Larry Ruff, professor in the Department of Earth and Environmental Sciences, is a seismologist who studies large earthquakes around the world.

“This earthquake is unusual. It is the most significant earthquake in this area since the pair of Michigan events back in May and June of 2015,” Ruff said. “A magnitude-4.2 earthquake hit near Galesburg in Kalamazoo County in May 2015, and was followed the next month by a smaller one. The May 2015 earthquake near Galesburg was the largest quake in Michigan since 1947 and the second-largest in records dating back roughly a century.”

Contact: 734-763-9301, ruff@umich.edu


Eric Hetland is a geophysicist and associate professor in the Department of Earth and Environmental Sciences. His work is broadly concerned with lithospheric deformation, principally the inference of the mechanical properties of the crust and upper mantle from observations.

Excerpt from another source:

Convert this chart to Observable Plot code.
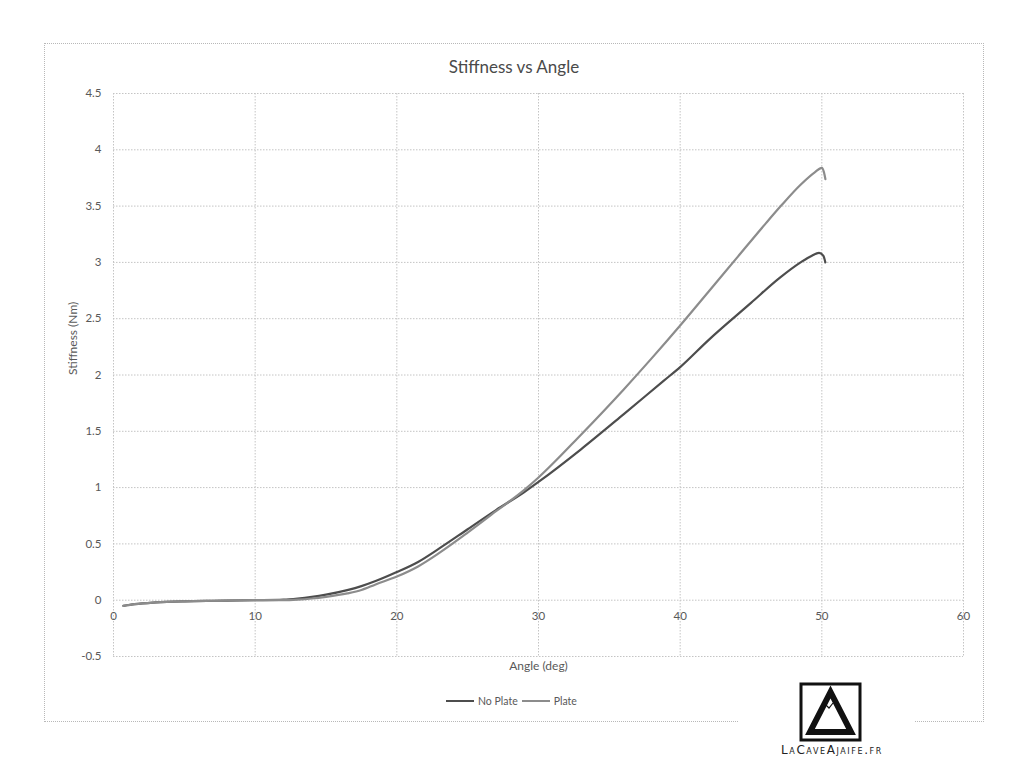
<!DOCTYPE html>
<html>
<head>
<meta charset="utf-8">
<script src="https://cdn.jsdelivr.net/npm/d3@7"></script>
<script src="https://cdn.jsdelivr.net/npm/@observablehq/plot@0.6"></script>
<style>
  html, body { margin: 0; padding: 0; background: #fff; }
  #wrap { position: relative; width: 1024px; height: 766px; overflow: hidden; font-family: Lato, "Open Sans", sans-serif; }
  #border { position: absolute; left: 44px; top: 43px; width: 940px; height: 679px; border: 1px dotted #b8b8b8; box-sizing: border-box; }
  #title { position: absolute; left: 44px; width: 940px; top: 56px; text-align: center; font-size: 17px; color: #4a4a4a; }
  #legend { position: absolute; left: 446px; top: 695px; font-size: 10.5px; color: #595959; display: flex; align-items: center; gap: 0; }
  .sw { display: inline-block; width: 28px; height: 0; margin-right: 4px; }
  #logo { position: absolute; left: 738px; top: 668px; width: 176px; height: 98px; background: #fff; }
  #chart { position: absolute; left: 0; top: 0; }
</style>
</head>
<body>
<div id="wrap">
  <div id="border"></div>
  <div id="chart"></div>
  <div id="title">Stiffness vs Angle</div>
  <div id="legend"></div>
  <div id="logo">
    <svg width="176" height="98" viewBox="0 0 176 98">
      <rect x="63" y="16" width="59" height="56" fill="none" stroke="#111" stroke-width="3"/>
      <polygon points="92.5,24 72,64 113,64" fill="none" stroke="#111" stroke-width="6" stroke-linejoin="miter"/>
      <polyline points="84,41 88,37 91,40 95,35" fill="none" stroke="#111" stroke-width="1.2"/>
      <text x="94" y="86" text-anchor="middle" font-family="DejaVu Sans, sans-serif" font-size="12" letter-spacing="1.6" font-variant="small-caps" fill="#222">LaCaveAjaife.fr</text>
    </svg>
  </div>
</div>
<script>
// ---- data ----
const seriesNames = ["No Plate", "Plate"];

const noPlateAngle = [0.7, 1.5, 3, 5, 7, 10, 12, 13, 14, 15, 16.5, 17.5, 18.5, 20, 21.5, 23, 25, 27, 29, 30, 33, 36, 38.85, 40, 42, 45, 47, 48.5, 49.3, 49.8, 50.1, 50.25];
const noPlateStiff = [-0.05, -0.035, -0.02, -0.01, -0.005, 0, 0.005, 0.015, 0.03, 0.05, 0.09, 0.125, 0.17, 0.25, 0.34, 0.46, 0.63, 0.80, 0.96, 1.05, 1.34, 1.65, 1.95, 2.07, 2.31, 2.64, 2.86, 3.00, 3.06, 3.085, 3.06, 3.00];

const plateAngle = [0.7, 1.5, 3, 5, 7, 10, 12, 13, 14, 15, 16.5, 17.5, 18.5, 20, 21.5, 23, 25, 27, 29, 30, 33, 36, 38, 40, 42, 44, 46, 47.1, 48.5, 49.5, 50, 50.15, 50.25];
const plateStiff = [-0.05, -0.035, -0.02, -0.01, -0.005, 0, 0, 0.005, 0.015, 0.03, 0.06, 0.09, 0.14, 0.21, 0.30, 0.42, 0.60, 0.79, 0.98, 1.09, 1.47, 1.87, 2.15, 2.44, 2.74, 3.04, 3.34, 3.50, 3.69, 3.80, 3.84, 3.80, 3.74];

const xTicks = [0, 10, 20, 30, 40, 50, 60];
const yTicks = [-0.5, 0, 0.5, 1, 1.5, 2, 2.5, 3, 3.5, 4, 4.5];

const seriesColors = ["#4d4d4d", "#8c8c8c"];

// ---- build table ----
const rows = [
  ...noPlateAngle.map((a, i) => ({series: seriesNames[0], angle: a, stiffness: noPlateStiff[i]})),
  ...plateAngle.map((a, i) => ({series: seriesNames[1], angle: a, stiffness: plateStiff[i]}))
];

const gridStyle = {stroke: "#c4c4c4", strokeOpacity: 1, strokeWidth: 1, strokeDasharray: "1.5,1.5"};
const textColor = "#595959";

const chart = Plot.plot({
  width: 1024,
  height: 766,
  marginLeft: 113,
  marginRight: 61,
  marginTop: 93,
  marginBottom: 110,
  style: {fontFamily: "Lato, 'Open Sans', sans-serif", background: "transparent"},
  x: {domain: [0, 60], ticks: xTicks, axis: null},
  y: {domain: [-0.5, 4.5], ticks: yTicks, axis: null},
  color: {domain: seriesNames, range: seriesColors},
  marks: [
    Plot.gridX(xTicks, gridStyle),
    Plot.gridY(yTicks, gridStyle),
    Plot.axisY(yTicks, {tickSize: 0, tickPadding: 12, fontSize: 11.5, fill: textColor, label: null, tickFormat: d => String(d)}),
    Plot.text(xTicks, {x: d => d, y: () => 0, dy: 16, text: d => String(d), fontSize: 11.5, fill: textColor}),
    Plot.text(["Stiffness (Nm)"], {frameAnchor: "left", dx: -40, rotate: -90, text: d => d, fontSize: 12, fill: textColor}),
    Plot.text(["Angle (deg)"], {frameAnchor: "bottom", dy: 13, text: d => d, fontSize: 12, fill: textColor}),
    Plot.line(rows, {x: "angle", y: "stiffness", z: "series", stroke: "series", strokeWidth: 2.2, curve: "monotone-x"})
  ]
});
document.getElementById("chart").appendChild(chart);

// legend
const legend = document.getElementById("legend");
seriesNames.forEach((name, i) => {
  const item = document.createElement("span");
  item.style.display = "inline-flex";
  item.style.alignItems = "center";
  item.style.marginRight = i === 0 ? "4px" : "0";
  const sw = document.createElement("span");
  sw.className = "sw";
  sw.style.borderTop = `2px solid ${seriesColors[i]}`;
  item.appendChild(sw);
  item.appendChild(document.createTextNode(name));
  legend.appendChild(item);
});
</script>
</body>
</html>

“Earthquakes in and near the Lower Peninsula of Michigan are rare but not unheard of. The seismicity in the area north of Lake Erie is lower than the area to the south of the lake or in western New York state,” Hetland said. “Michigan is basically a big bathtub filled with sediments, which is the reason it has fewer earthquakes than surrounding regions.”

Contact: 734-678-6590 (cell), ehetland@umich.edu


Yihe Huang, assistant professor in the Department of Earth and Environmental Sciences, studies the physical mechanisms of earthquakes and faulting processes using both observational methods (e.g., seismic data analysis) and numerical tools (e.g., earthquake rupture simulation).

There have been several fairly small earthquakes around Lake Erie in the past couple years that were likely not felt by area residents, Huang said. There was a magnitude-2.6 earthquake north of Lake Erie in 2017 and a magnitude-2.5 earthquake west of Lake Erie in 2016.

Some more comparable earthquakes include a magnitude-3.2 earthquake south of Lake Erie in 2013 and a magnitude-3.0 earthquake south of it in 2010, she said.

Contact: 734-764-5644, yiheh@umich.edu


Ben van der Pluijm is an earthquake geologist and professor in the Department of Earth and Environmental Sciences.

“Personal injury from these small continental interior quakes is very unlikely, but some nearby damage is possible when they are shallow in origin, like this one,” van der Pluijm said. “Because of the strong bedrock, they are felt over a much wider region than similar-sized quakes on the West Coast.”